Bolivia (; Spanish: [boˈliβi̯a]; Guarani: Mborivia [ᵐboˈɾiʋja]; Quechua: Buliwya [bʊlɪwja]; Aymara: Wuliwya [wʊlɪwja]), officially known as the Plurinational State of Bolivia (Spanish: Estado Plurinacional de Bolivia), is a landlocked country located in western-central South America. It is bordered to the north and east by Brazil, to the southeast by Paraguay, to the south by Argentina, to the southwest by Chile, and to the northwest by Peru. One-third of the country is the Andean mountain range.
The largest city and principal economic and financial center is Santa Cruz de la Sierra, located on the Llanos Orientales (Tropical lowlands) mostly flat region in the East of Bolivia. Bolivia is one of two landlocked countries (the other is Paraguay) that lie outside Afro-Eurasia. Bolivia is geographically the largest landlocked country in the Americas, but remains a relatively small country in economic and military terms.
Before Spanish colonization, the Andean region of Bolivia was part of the Inca Empire, while the northern and eastern lowlands were inhabited by independent tribes. Spanish conquistadors arriving from Cuzco and Asunción took control of the region in the 16th century. During the Spanish colonial period Bolivia was administered by the Royal Audiencia of Charcas. Spain built its empire in great part upon the silver that was extracted from Bolivia's mines.
After the first call for independence in 1809, 16 years of war followed before the establishment of the Republic, named for Simón Bolívar, on 6 August 1825. Since independence, Bolivia has endured periods of political and economic instability, including the loss of various peripheral territories to its neighbors, such as Acre and parts of the Gran Chaco. It has been landlocked since the annexation of its Pacific coast territory by Chile following the War of the Pacific (1879–84), but agreements with neighboring countries have granted it indirect access to the Pacific and Atlantic oceans.
The country's population, estimated at 11 million, is multiethnic, including Amerindians, Mestizos, Europeans, Asians and Africans. The racial and social segregation that arose from Spanish colonialism has continued to the modern era. Spanish is the official and predominant language, although 36 indigenous languages also have official status, of which the most commonly spoken are Guarani, Aymara and Quechua languages.
Modern Bolivia is constitutionally a unitary state, divided into nine departments.

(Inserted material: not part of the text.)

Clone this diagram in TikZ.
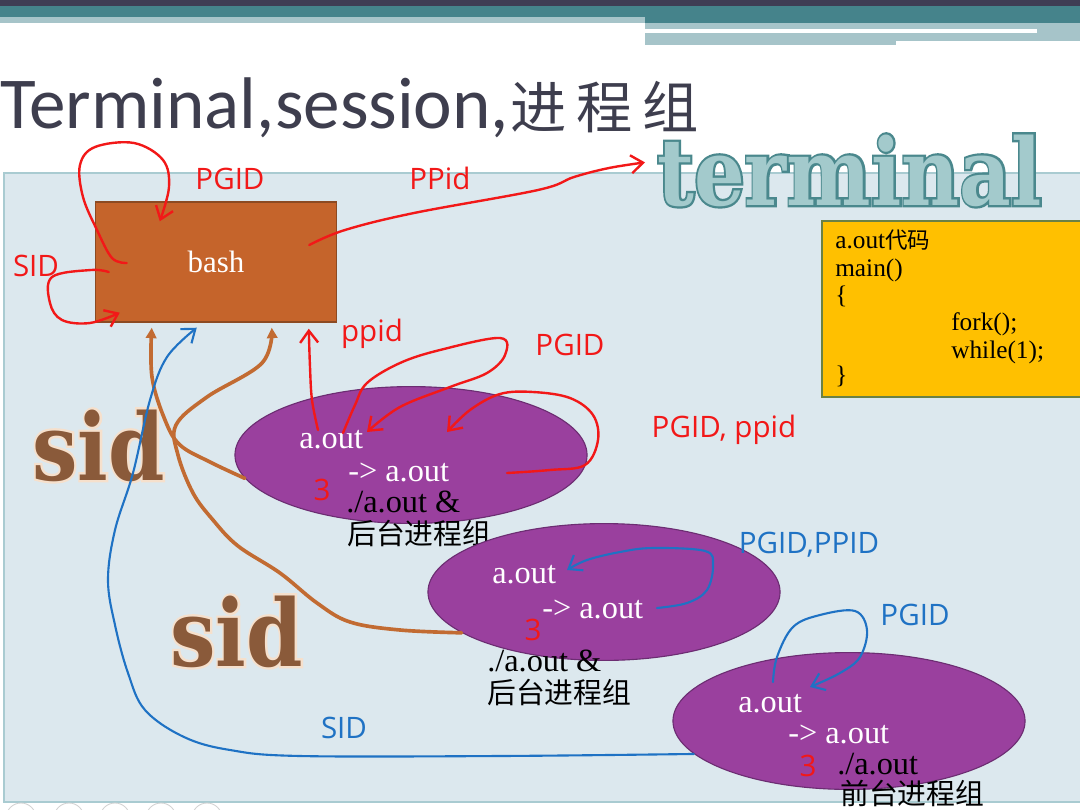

Its geography varies from the peaks of the Andes in the West, to the Eastern Lowlands, situated within the Amazon Basin. It is a developing country, with a medium ranking in the Human Development Index and a poverty level of 53 percent. Its main economic activities include agriculture, forestry, fishing, mining, and manufacturing goods such as textiles, clothing, refined metals, and refined petroleum. Bolivia is very wealthy in minerals, especially tin.